Fortunately for fight fans, this matchup has more similarities to Israel Adesanya’s classic war with Kelvin Gastelum than it does the regrettable Romero contest. Paulo Costa is not the counter-striker that Adesanya or Romero is, so his best path to victory is to put the pressure on Adesanya early and either finish in the first two rounds or get far ahead enough on the scorecards that he can get away with slowing down in the later frames.
That may sound like a risky strategy, but “Borrachinha” is perfectly capable of forcing his opponents outside of their comfort zone. The key to his success isn’t just his phenomenal punching power. He works the body more than most MMA fighters, a talent that will serve him well if he can get inside on the rangy Adesanya. He should also have the advantage in the grappling department, which shouldn’t be discounted even if this will primarily be a standup affair.
Having the larger octagon on Fight Island will be to Adesanya’s benefit. He can be maddeningly evasive and if he’s given time to get into a rhythm, it will be a wrap for Costa. The champion is a sniper with his strikes and has the kind of next-level reflexes that allows him to capitalize on the slightest mistake.
As impressive as Costa has been, I do expect him to make a fatal mistake at some point as there are few fighters in the UFC who can match Adesanya’s striking prowess. Until proven otherwise, Adesanya has to be favored to beat any middleweight in a standup duel.
Adesanya by knockout.
Even if you think Dominick Reyes is the UFC light heavyweight champion in all but name, you can’t count out Jan Blachowicz.
The 37-year-old has become the division’s supreme spoiler, tripping up almost every contender that has tried to use him as a stepping stone over the past few years. He has won seven of his last eight fights and was the underdog in five of those wins. This winning stretch began with Blachowicz being an underdog to Devin Clark! The man finds a way.
Reyes has the speed and athleticism to consistently beat Blachowicz to the punch, but it’s completely in the realm of possibility that Blachowicz catches him. The Polish veteran has deceivingly fast hands and his chin is durable enough to stand and bang with Reyes should the fight devolve into a brawl. This fight will require Reyes to be at his most disciplined.
That loss to Jones is the kind of fight that pushes a fighter to another level and now that Reyes has been in the crucible, I expect to see the strongest version of him yet on Saturday. He’s going to stay light on his feet, forcing Blachowicz to step into his range before pummeling him with speedy strikes. It’s a pace I don’t think Blachowicz can maintain for five rounds and I see Reyes sealing the deal this time.
Brandon Royval’s scrambling ability makes him a fun pick against anyone, but you have to favor the fundamentals of Kai Kara-France here. He also has a massive experience advantage and it feels like he’s peaking skill-wise at just the right time. Kara-France is poised to get a fight with a top-5 opponent and he’s not going to let a relative octagon newcomer stop him.
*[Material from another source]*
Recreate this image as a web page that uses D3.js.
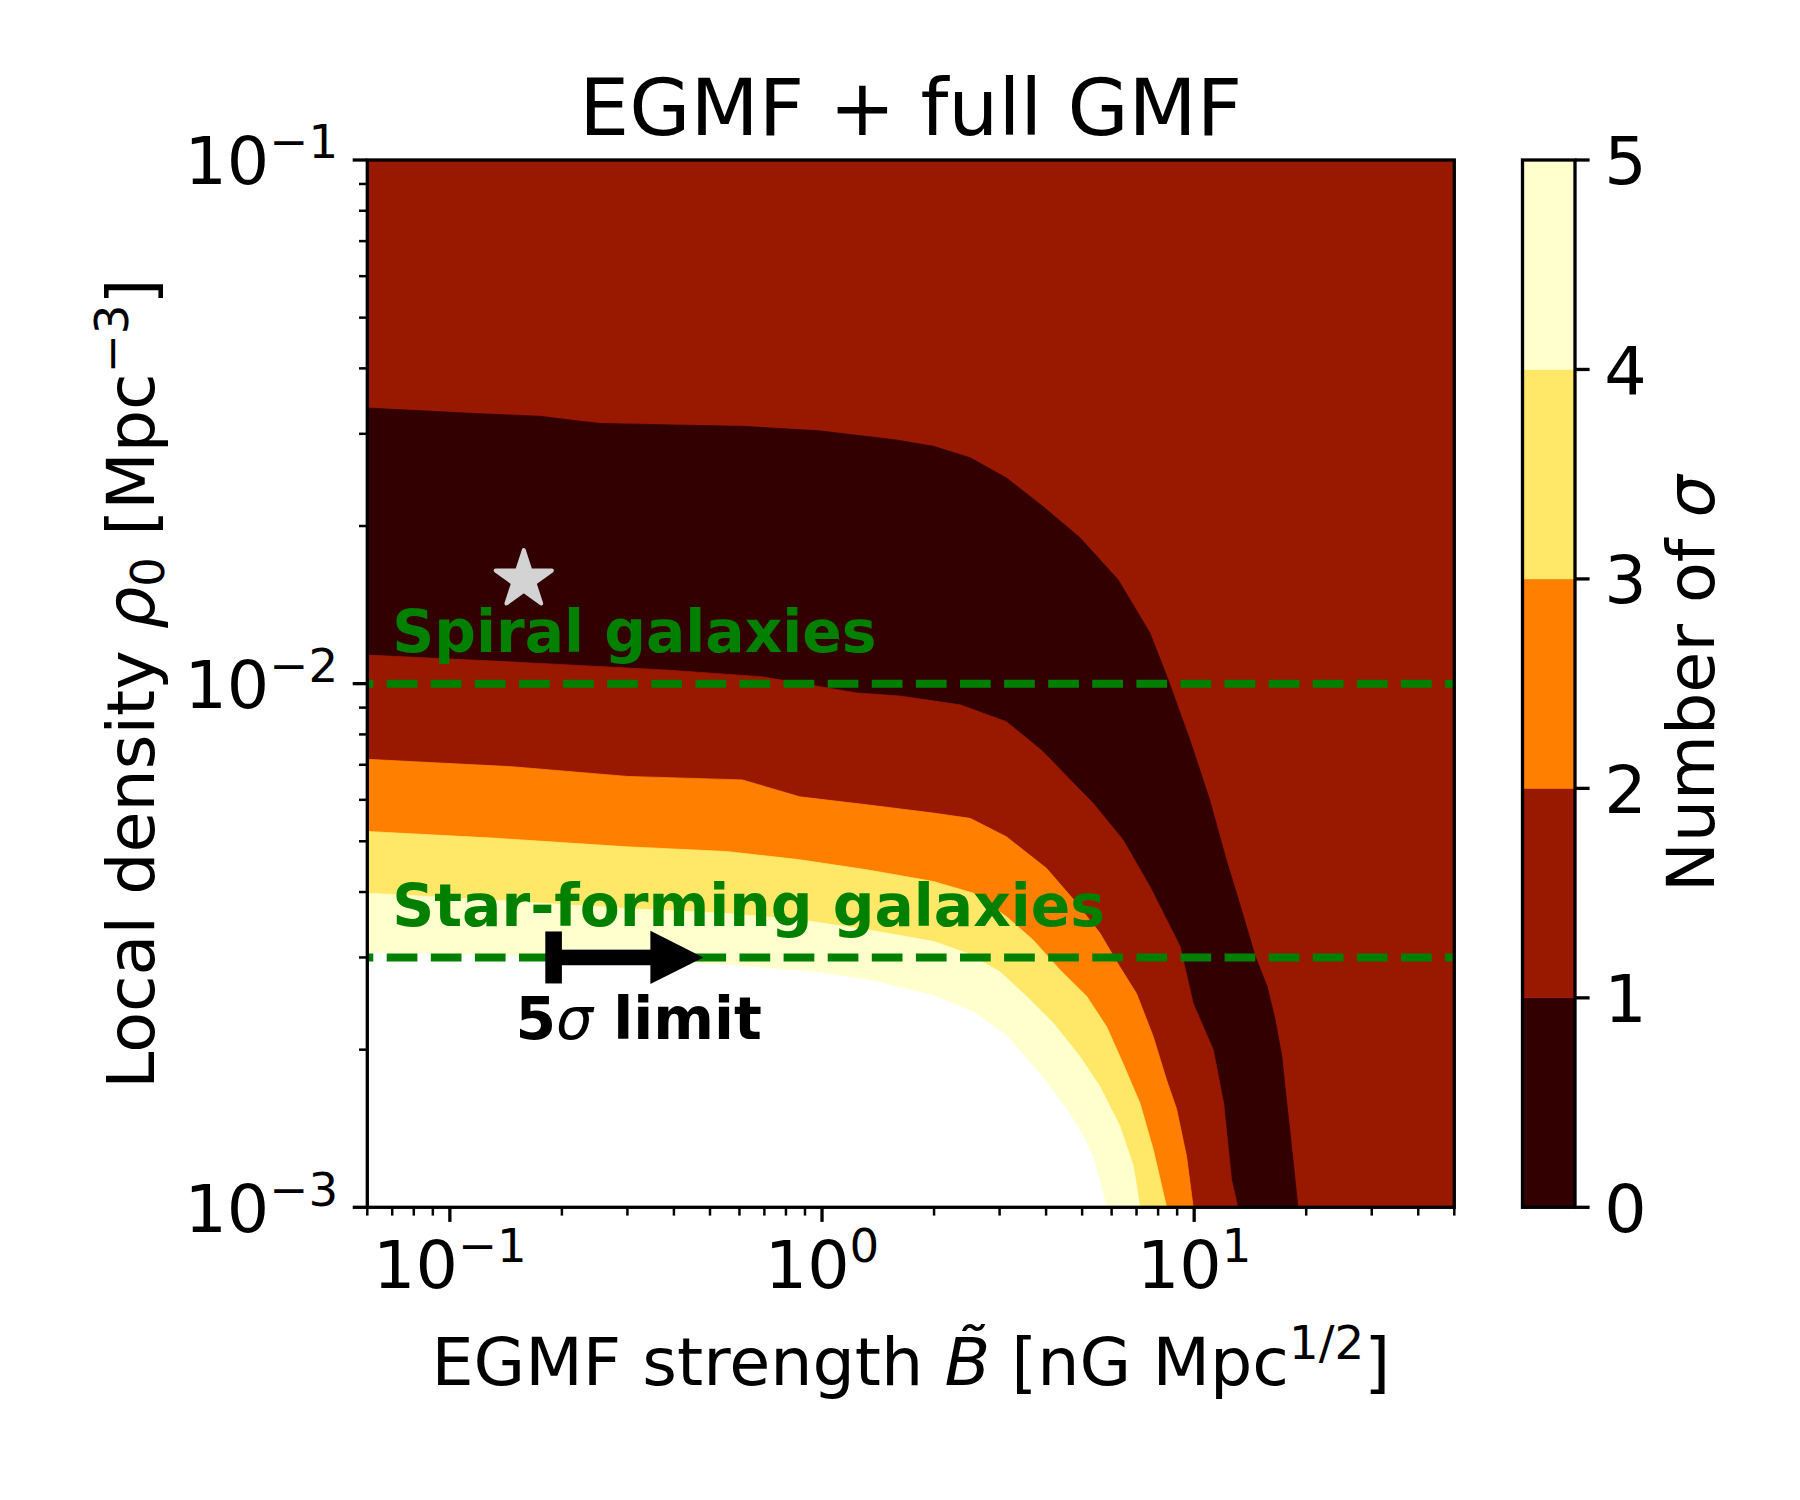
<!DOCTYPE html>
<html>
<head>
<meta charset="utf-8">
<script src="https://cdn.jsdelivr.net/npm/d3@7"></script>
<style>
  html, body { margin: 0; padding: 0; background: #fff; }
  svg { display: block; font-family: "DejaVu Sans", sans-serif; }
</style>
</head>
<body>
<svg id="chart" width="1800" height="1500"></svg>
<script>
// contour boundaries, points are [B, rho]
// each one runs from the left edge of the plot down to the bottom edge
const sigma1Upper = [
  [0.06, 0.0336], [0.117, 0.0328], [0.175, 0.0324], [0.224, 0.0317], [0.254, 0.0314],
  [0.390, 0.0312], [0.611, 0.0310], [0.980, 0.0304], [1.58, 0.0292], [1.99, 0.0284],
  [2.50, 0.0270], [3.13, 0.0247], [3.92, 0.0218], [4.93, 0.0190], [6.24, 0.0158],
  [7.60, 0.0125], [8.50, 0.0102], [9.74, 0.0078], [11.0, 0.0060], [12.2, 0.0046],
  [13.1, 0.0039], [14.6, 0.00301], [15.7, 0.00264], [16.5, 0.00228], [17.2, 0.00194],
  [17.7, 0.00160], [18.3, 0.00129], [19.0, 0.001]
];
const sigma1Lower = [
  [0.06, 0.01134], [0.147, 0.0110], [0.380, 0.01062], [0.688, 0.01031], [1.24, 0.0096],
  [1.62, 0.00947], [2.35, 0.00911], [3.13, 0.00846], [3.92, 0.00742], [4.93, 0.00627],
  [5.35, 0.00591], [6.44, 0.00503], [7.60, 0.00410], [9.16, 0.00315], [9.94, 0.00245],
  [11.25, 0.00200], [12.0, 0.00158], [12.6, 0.00113], [13.1, 0.001]
];
const sigma2 = [
  [0.06, 0.00717], [0.147, 0.00694], [0.300, 0.00665], [0.611, 0.00655], [0.871, 0.00608],
  [1.32, 0.00587], [1.99, 0.00566], [2.50, 0.00553], [3.13, 0.00510], [4.01, 0.00444],
  [4.83, 0.00381], [5.58, 0.00334], [6.31, 0.00288], [7.00, 0.00256], [7.76, 0.00212],
  [8.43, 0.00175], [8.97, 0.00154], [9.54, 0.00125], [9.94, 0.001]
];
const sigma3 = [
  [0.06, 0.00522], [0.1305, 0.00507], [0.298, 0.00488], [0.553, 0.00478], [0.871, 0.00461],
  [1.32, 0.00441], [1.99, 0.00419], [2.55, 0.00398], [3.13, 0.00359], [3.69, 0.00324],
  [4.36, 0.00284], [5.14, 0.00253], [5.82, 0.00221], [6.44, 0.00188], [7.15, 0.00158],
  [7.76, 0.00129], [8.43, 0.001]
];
const sigma4 = [
  [0.06, 0.00398], [0.1305, 0.00386], [0.298, 0.00372], [0.553, 0.00364], [0.871, 0.00354],
  [1.32, 0.00339], [1.99, 0.00322], [2.44, 0.00306], [3.00, 0.00282], [3.54, 0.00253],
  [4.18, 0.00225], [4.93, 0.00194], [5.58, 0.00170], [6.31, 0.00143], [6.86, 0.00120],
  [7.15, 0.001]
];
const sigma5 = [
  [0.06, 0.00306], [0.1305, 0.00303], [0.298, 0.00297], [0.553, 0.00290], [0.927, 0.00282],
  [1.32, 0.00272], [1.99, 0.00254], [2.55, 0.00236], [3.13, 0.00213], [3.85, 0.00180],
  [4.54, 0.00154], [5.03, 0.00137], [5.35, 0.00125], [5.82, 0.001]
];

const sigmaLevels = [0, 1, 2, 3, 4, 5];
const xMajorTicks = [0.1, 1, 10];
const yMajorTicks = [0.001, 0.01, 0.1];
const galaxyLines = [
  { rho: 0.01, labelRho: 0.0115, label: "Spiral galaxies" },
  { rho: 0.003, labelRho: 0.00345, label: "Star-forming galaxies" }
];
const bestFit = [0.158, 0.0158];
const limitArrow = { from: 0.19, to: 0.48, rho: 0.003 };
const limitLabel = { B: 0.15, rho: 0.0021 };

// afmhot sampled at the band midpoints
const bandColors = ["#320000", "#981800", "#ff8000", "#ffe767", "#ffffcd"];

const svg = d3.select("#chart");
const L = 367.3, R = 1454.3, T = 160, B = 1207.3;
const fsTick = 66.7, fsLabel = 66.7, fsTitle = 79, fsNote = 58.3;

const x = d3.scaleLog().domain([0.06, 50]).range([L, R]);
const y = d3.scaleLog().domain([0.001, 0.1]).range([B, T]);

svg.append("clipPath").attr("id", "plot-clip")
  .append("rect").attr("x", L).attr("y", T).attr("width", R - L).attr("height", B - T);

const plot = svg.append("g").attr("clip-path", "url(#plot-clip)");
const line = d3.line().x((d) => x(d[0])).y((d) => y(d[1]));

plot.append("rect")
  .attr("x", L).attr("y", T).attr("width", R - L).attr("height", B - T)
  .attr("fill", bandColors[1]);

// region below/left of each boundary, painted from the outside in
[
  { pts: sigma1Upper, fill: bandColors[0] },
  { pts: sigma1Lower, fill: bandColors[1] },
  { pts: sigma2, fill: bandColors[2] },
  { pts: sigma3, fill: bandColors[3] },
  { pts: sigma4, fill: bandColors[4] },
  { pts: sigma5, fill: "#ffffff" }
].forEach((c) => {
  plot.append("path")
    .attr("d", line(c.pts.concat([[0.06, 0.001]])) + "Z")
    .attr("fill", c.fill)
    .attr("stroke", c.fill)
    .attr("stroke-width", 0.8);
});

galaxyLines.forEach((g) => {
  plot.append("line")
    .attr("x1", L).attr("x2", R)
    .attr("y1", y(g.rho)).attr("y2", y(g.rho))
    .attr("stroke", "#008000")
    .attr("stroke-width", 8)
    .attr("stroke-dasharray", "30.7 13.4")
    .attr("stroke-dashoffset", 24.7);
});

// best fit star
const starR = 29.5;
const star = d3.lineRadial()
  .angle((d) => d * Math.PI / 5)
  .radius((d) => (d % 2 === 0 ? starR : starR * 0.381966))
  .curve(d3.curveLinearClosed);
plot.append("path")
  .attr("transform", `translate(${x(bestFit[0])},${y(bestFit[1])})`)
  .attr("d", star(d3.range(10)))
  .attr("fill", "#d3d3d3")
  .attr("stroke", "#d3d3d3")
  .attr("stroke-width", 4)
  .attr("stroke-linejoin", "round");

galaxyLines.forEach((g) => {
  svg.append("text")
    .attr("x", x(0.07))
    .attr("y", y(g.labelRho))
    .attr("font-size", fsNote)
    .attr("font-weight", "bold")
    .attr("fill", "#008000")
    .text(g.label);
});

// 5 sigma limit arrow
const ax0 = x(limitArrow.from), ax1 = x(limitArrow.to), ay = y(limitArrow.rho);
const headLen = 53, headHalf = 26.6, shaftHalf = 7.8, barHalfW = 8.3, barHalfH = 26;
svg.append("rect")
  .attr("x", ax0 - barHalfW).attr("y", ay - barHalfH)
  .attr("width", 2 * barHalfW).attr("height", 2 * barHalfH)
  .attr("fill", "#000");
svg.append("rect")
  .attr("x", ax0).attr("y", ay - shaftHalf)
  .attr("width", ax1 - headLen - ax0 + 1).attr("height", 2 * shaftHalf)
  .attr("fill", "#000");
svg.append("path")
  .attr("d", `M${ax1 - headLen},${ay - headHalf}L${ax1},${ay}L${ax1 - headLen},${ay + headHalf}Z`)
  .attr("fill", "#000");

const lim = svg.append("text")
  .attr("x", x(limitLabel.B))
  .attr("y", y(limitLabel.rho))
  .attr("font-size", fsNote)
  .attr("font-weight", "bold")
  .attr("fill", "#000");
lim.append("tspan").text("5");
lim.append("tspan").attr("font-style", "italic").attr("font-weight", "normal").text("σ");
lim.append("tspan").text(" limit");

// axes frame and ticks
const axes = svg.append("g");
axes.append("rect")
  .attr("x", L).attr("y", T).attr("width", R - L).attr("height", B - T)
  .attr("fill", "none").attr("stroke", "#000").attr("stroke-width", 3.3);

const isMajor = (v) => Math.abs(Math.log10(v) - Math.round(Math.log10(v))) < 1e-6;

x.ticks().forEach((v) => {
  const major = isMajor(v);
  axes.append("line")
    .attr("x1", x(v)).attr("x2", x(v))
    .attr("y1", B).attr("y2", B + (major ? 14.6 : 8.3))
    .attr("stroke", "#000").attr("stroke-width", major ? 3.3 : 2.5);
});
y.ticks().forEach((v) => {
  const major = isMajor(v);
  axes.append("line")
    .attr("x1", L).attr("x2", L - (major ? 14.6 : 8.3))
    .attr("y1", y(v)).attr("y2", y(v))
    .attr("stroke", "#000").attr("stroke-width", major ? 3.3 : 2.5);
});

function powerLabel(t, v) {
  const e = Math.round(Math.log10(v));
  t.append("tspan").text("10");
  t.append("tspan")
    .attr("dy", -0.39 * fsTick)
    .attr("font-size", 0.7 * fsTick)
    .text(e < 0 ? "\u2212" + -e : String(e));
}

xMajorTicks.forEach((v) => {
  const t = axes.append("text")
    .attr("x", x(v)).attr("y", 1288)
    .attr("text-anchor", "middle")
    .attr("font-size", fsTick);
  powerLabel(t, v);
});
yMajorTicks.forEach((v) => {
  const t = axes.append("text")
    .attr("x", L - 29.2).attr("y", y(v) + 0.365 * fsTick)
    .attr("text-anchor", "end")
    .attr("font-size", fsTick);
  powerLabel(t, v);
});

// title and axis labels
svg.append("text")
  .attr("x", (L + R) / 2).attr("y", 135)
  .attr("text-anchor", "middle")
  .attr("font-size", fsTitle)
  .text("EGMF + full GMF");

const xl = svg.append("text")
  .attr("x", (L + R) / 2).attr("y", 1385)
  .attr("text-anchor", "middle")
  .attr("font-size", fsLabel);
xl.append("tspan").text("EGMF strength ");
xl.append("tspan").attr("font-style", "italic").text("B\u0303");
xl.append("tspan").text(" [nG Mpc");
xl.append("tspan").attr("dy", -0.39 * fsLabel).attr("font-size", 0.7 * fsLabel).text("1/2");
xl.append("tspan").attr("dy", 0.39 * fsLabel).text("]");

const yl = svg.append("text")
  .attr("transform", `translate(153.5,${(T + B) / 2}) rotate(-90)`)
  .attr("text-anchor", "middle")
  .attr("font-size", fsLabel);
yl.append("tspan").text("Local density ");
yl.append("tspan").attr("font-style", "italic").text("ρ");
yl.append("tspan").attr("dy", 0.15 * fsLabel).attr("font-size", 0.7 * fsLabel).text("0");
yl.append("tspan").attr("dy", -0.15 * fsLabel).text(" [Mpc");
yl.append("tspan").attr("dy", -0.39 * fsLabel).attr("font-size", 0.7 * fsLabel).text("\u22123");
yl.append("tspan").attr("dy", 0.39 * fsLabel).text("]");

// colorbar
const CL = 1522.5, CR = 1575;
const cy = d3.scaleLinear().domain([0, 5]).range([B, T]);
const cbar = svg.append("g");
sigmaLevels.slice(0, -1).forEach((lv, i) => {
  cbar.append("rect")
    .attr("x", CL).attr("width", CR - CL)
    .attr("y", cy(lv + 1)).attr("height", cy(lv) - cy(lv + 1))
    .attr("fill", bandColors[i])
    .attr("stroke", bandColors[i]).attr("stroke-width", 0.5);
});
cbar.append("rect")
  .attr("x", CL).attr("y", T).attr("width", CR - CL).attr("height", B - T)
  .attr("fill", "none").attr("stroke", "#000").attr("stroke-width", 3.3);
sigmaLevels.forEach((lv) => {
  cbar.append("line")
    .attr("x1", CR).attr("x2", CR + 14.6)
    .attr("y1", cy(lv)).attr("y2", cy(lv))
    .attr("stroke", "#000").attr("stroke-width", 3.3);
  cbar.append("text")
    .attr("x", CR + 29.2).attr("y", cy(lv) + 0.365 * fsTick)
    .attr("font-size", fsTick)
    .text(lv);
});
const cl = svg.append("text")
  .attr("transform", `translate(1714,${(T + B) / 2}) rotate(-90)`)
  .attr("text-anchor", "middle")
  .attr("font-size", fsLabel);
cl.append("tspan").text("Number of ");
cl.append("tspan").attr("font-style", "italic").text("σ");
</script>
</body>
</html>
A younger Kara-France may have been more susceptible to the kinds of tricks that Royval is going to have to utilize to get this fight where he wants it to go, but at this stage, Kara-France has seen everything that an opponent like Royval has to offer. He’ll stick-and-move to stay out of Royval’s reach while busting him up with combinations. Look for Kara-France to make a statement by scoring his first UFC finish.
After an impressive run on The Ultimate Fighter followed by a shaky start at 125 pounds, Sijara Eubanks is finally hitting her stride as a bantamweight contender. She’s taking on a stiff challenge here by stepping in on short-notice to fight Ketlen Vieira, a woman that was one fight away from a title shot before having her shine stolen by Irene Aldana.
One thing to watch here is how willing Eubanks is to go to the ground with Vieira. She’s always been confident in her jiu-jitsu and it’s possible her team trusts her to put her black belt skills up against Vieira’s. Whether she decides to use her evolving wrestling to challenge Vieira, or to keep this one on the feet, is a key factor to how this fight will unfold.
Should they spend the majority of the bout on the ground, I still lean towards Vieira who is just a notch above the rest at 135 pounds when it comes to jiu-jitsu. Eubanks has the grappling chops to surprise though.
Wherever this fight goes, it will be a close one, but I’ll go with Vieira eking out a decision to get back in the win column.
Finger of shame to Zubaira Tukhugov for missing weight by a truly egregious four pounds. He showed up early for weigh-ins too, an indication that he and his team made a calculated decision to forego the potentially draining final stage of his weight cut knowing that he was likely to miss anyway. That shouldn’t be the deciding factor in his fight with Hakeem Dawodu, but it’s hard to ignore.
Tukhugov is already one of the toughest outs in the featherweight division. Add in a size advantage and you have to hope that Dawodu at least got his fair share of Tukhugov’s purse. What we’re going to have to pay attention to in this fight is the striking accuracy and versatility of Dawodu versus Tukhugov’s raw power.
Dawodu’s agility will help him to avoid Tukhugov’s winging hooks and a wrestling contest that he can’t possibly win. His leg kicks are an important weapon that will prevent Tukhugov from exploding for takedowns should this go to the later rounds.
As much as Tukhugov’s weight miss may have shifted the odds, I still like Dawodu to outwork him and find a late finish.